QUELLES CONSEQUENCES POUR LES COMITES D'ENTREPRISE EUROPEENS ?
Il y a actuellement environ deux cents comités d’entreprise européens (CEE) de droit anglais, parmi lesquels de nombreuses multinationales américaines. Le sort de ces CEE reste à clarifier, mais les chances de les voir disparaître dans leur forme actuelle sont malheureusement élevées eu égard à la forte probabilité d’un Brexit dur.
Le sort des représentants britanniques est lui aussi matière à nombre de discussions et de spéculations. Le sort des délégués anglais dans les CEE sera réglé au cas par cas. La tendance générale, qui s’exprime actuellement dans les réunions des CEE par la voix des représentants syndicaux non britanniques ou de leur direction centrale, est celle d’une exigence de maintien de la représentation britannique. Pour Tony Burke, secrétaire général adjoint de Unite : « Il est essentiel de maintenir notre position au sein des comités d’entreprise européens afin de conserver notre capacité à influencer les processus de prise de décision des multinationales, pour leur demander des comptes. Nous n’avons pas l’intention de nous laisser exclure ».

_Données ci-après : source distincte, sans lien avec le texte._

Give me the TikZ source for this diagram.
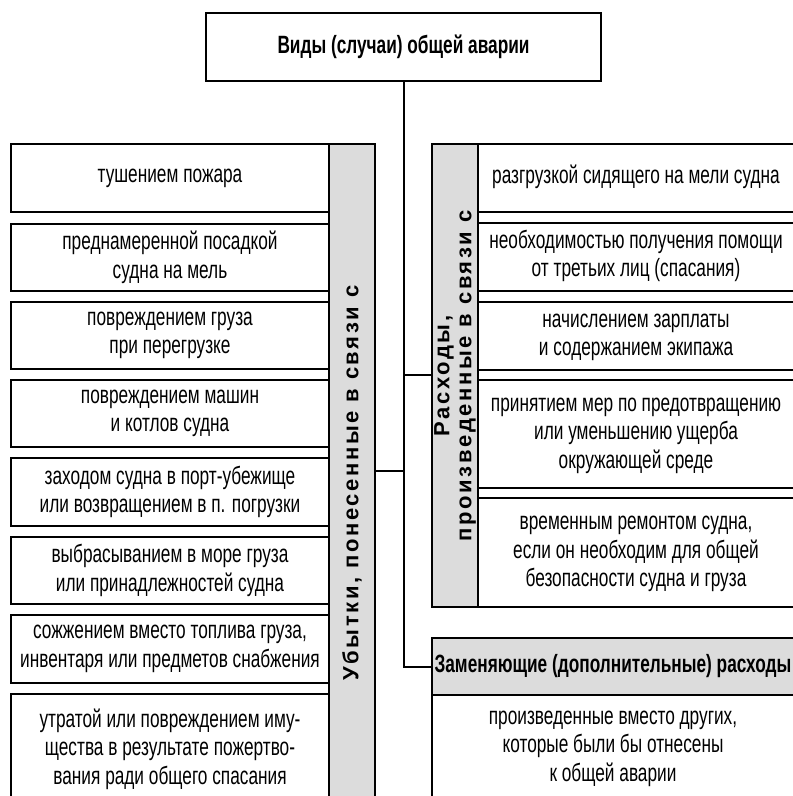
\documentclass[tikz,border=0pt]{standalone}
\usepackage{fontspec}
\setmainfont{Liberation Sans}[FakeStretch=0.69]
\newfontfamily\barfont{Liberation Sans}[LetterSpace=12]
\definecolor{bargray}{HTML}{DCDCDC}
\newcommand{\rtxt}[1]{\hspace*{-14pt}\begin{tabular}{@{}c@{}}#1\end{tabular}}
\begin{document}
\begin{tikzpicture}[x=1pt,y=-1pt,
  box/.style={draw, line width=2pt, fill=white, inner sep=0pt, anchor=north west,
    align=center, font=\fontsize{25}{28.5}\selectfont},
  hdr/.style={box, font=\fontsize{25}{28}\selectfont\bfseries},
  bar/.style={draw, line width=2pt, fill=bargray, inner sep=0pt, anchor=north west},
  bartext/.style={rotate=90, align=center, inner sep=0pt, font=\barfont\fontsize{22}{22}\selectfont\bfseries},
  conn/.style={draw, line width=2pt}]
\clip (0,0) rectangle (793,796);
\fill[white] (0,0) rectangle (793,796);
% title
\node[hdr, minimum width=395pt, minimum height=68pt] (title) at (205,12) {Виды (случаи) общей аварии};
% left group
\node[bar, minimum width=46pt, minimum height=670pt] (lbar) at (328,143) {};
\node[bartext] (ltext) at (352,483) {Убытки, понесенные в связи с};
\node[box, minimum width=318pt, minimum height=68pt] (l1) at (10,143) {тушением пожара};
\node[box, minimum width=318pt, minimum height=67pt] (l2) at (10,223) {преднамеренной посадкой\\судна на мель};
\node[box, minimum width=318pt, minimum height=67pt] (l3) at (10,301) {повреждением груза\\при перегрузке};
\node[box, minimum width=318pt, minimum height=67pt] (l4) at (10,379) {повреждением машин\\и котлов судна};
\node[box, minimum width=318pt, minimum height=68pt] (l5) at (10,457) {заходом судна в порт-убежище\\или возвращением в п. погрузки};
\node[box, minimum width=318pt, minimum height=67pt] (l6) at (10,536) {выбрасыванием в море груза\\или принадлежностей судна};
\node[box, minimum width=318pt, minimum height=68pt] (l7) at (10,614) {сожжением вместо топлива груза,\\инвентаря или предметов снабжения};
\node[box, minimum width=318pt, minimum height=110pt] (l8) at (10,693) {утратой или повреждением иму-\\щества в результате пожертво-\\вания ради общего спасания};
% right group
\node[bar, minimum width=46pt, minimum height=463pt] (rbar) at (431,143) {};
\node[bartext] (rtext) at (455,376) {Расходы,\\произведенные в связи с};
\node[box, minimum width=330pt, minimum height=68pt] (r1) at (477,143) {\rtxt{разгрузкой сидящего на мели судна}};
\node[box, minimum width=330pt, minimum height=68pt] (r2) at (477,222) {\rtxt{необходимостью получения помощи\\от третьих лиц (спасания)}};
\node[box, minimum width=330pt, minimum height=68pt] (r3) at (477,301) {\rtxt{начислением зарплаты\\и содержанием экипажа}};
\node[box, minimum width=330pt, minimum height=108pt] (r4) at (477,379) {\rtxt{принятием мер по предотвращению\\или уменьшению ущерба\\окружающей среде}};
\node[box, minimum width=330pt, minimum height=109pt] (r5) at (477,497) {\rtxt{временным ремонтом судна,\\если он необходим для общей\\безопасности судна и груза}};
% replacing expenses
\node[hdr, fill=bargray, minimum width=376pt, minimum height=57pt] (zbox) at (431,637) {\hspace*{-14pt}Заменяющие (дополнительные) расходы};
\node[box, minimum width=376pt, minimum height=104pt] (zb) at (431,694) {\rtxt{произведенные вместо других,\\которые были бы отнесены\\к общей аварии}};
% connectors
\coordinate (lj) at (374,471);
\coordinate (rj) at (431,375);
\draw[conn] (title.south) -- (title.south |- zbox.west) -- (zbox.west);
\draw[conn] (lj) -- (lj -| title.south);
\draw[conn] (rj -| title.south) -- (rj);
\end{tikzpicture}
\end{document}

Le lobbying des syndicats britanniques pour sauver leur participation aux CEE est à l’image de leur implication au sein de cette instance dans de nombreuses entreprises. Les salariés britanniques, ne disposant pas d’un droit très développé à l’information-consultation, le CEE est souvent le seul lieu où les représentants des travailleurs peuvent obtenir de l’information pertinente et parfois influencer les choix des directions. Le CEE est aussi le moyen privilégié d’accès à l’expertise indépendante qui reste encore marginale au niveau national, bien qu’en développement.
Les entreprises qui resteront assujetties à la directive sur les CEE
en raison des seuils d’emplois en Europe devront chercher un nouveau port d’attache pour leur comité. Les multinationales non européennes peuvent décider d’installer leur représentation où bon leur semble. Ceux qui se frottent les mains de voir de nombreux CEE anglais ainsi rapatriés vers des pays plus exigeants socialement sont sûrement très optimistes. L’Irlande pourrait être une destination privilégiée en raison de sa proximité du cadre légal britannique et de la langue commune. Certaines entreprises sont déjà passées à l’acte. Si cette dynamique s’amplifie, elle va constituer un sérieux défi pour le mouvement syndical européen.
En effet, les moyens du syndicalisme irlandais sont largement inférieurs à ceux des syndicats britanniques. Or, il reviendra souvent aux Irlandais de coordonner les négociations, mais aussi de jouer le rôle de coordinateurs des CEE et donc d’être le point central de la coopération entre les organisations syndicales et des relations avec les directions. Les syndicats irlandais commencent à s’y préparer.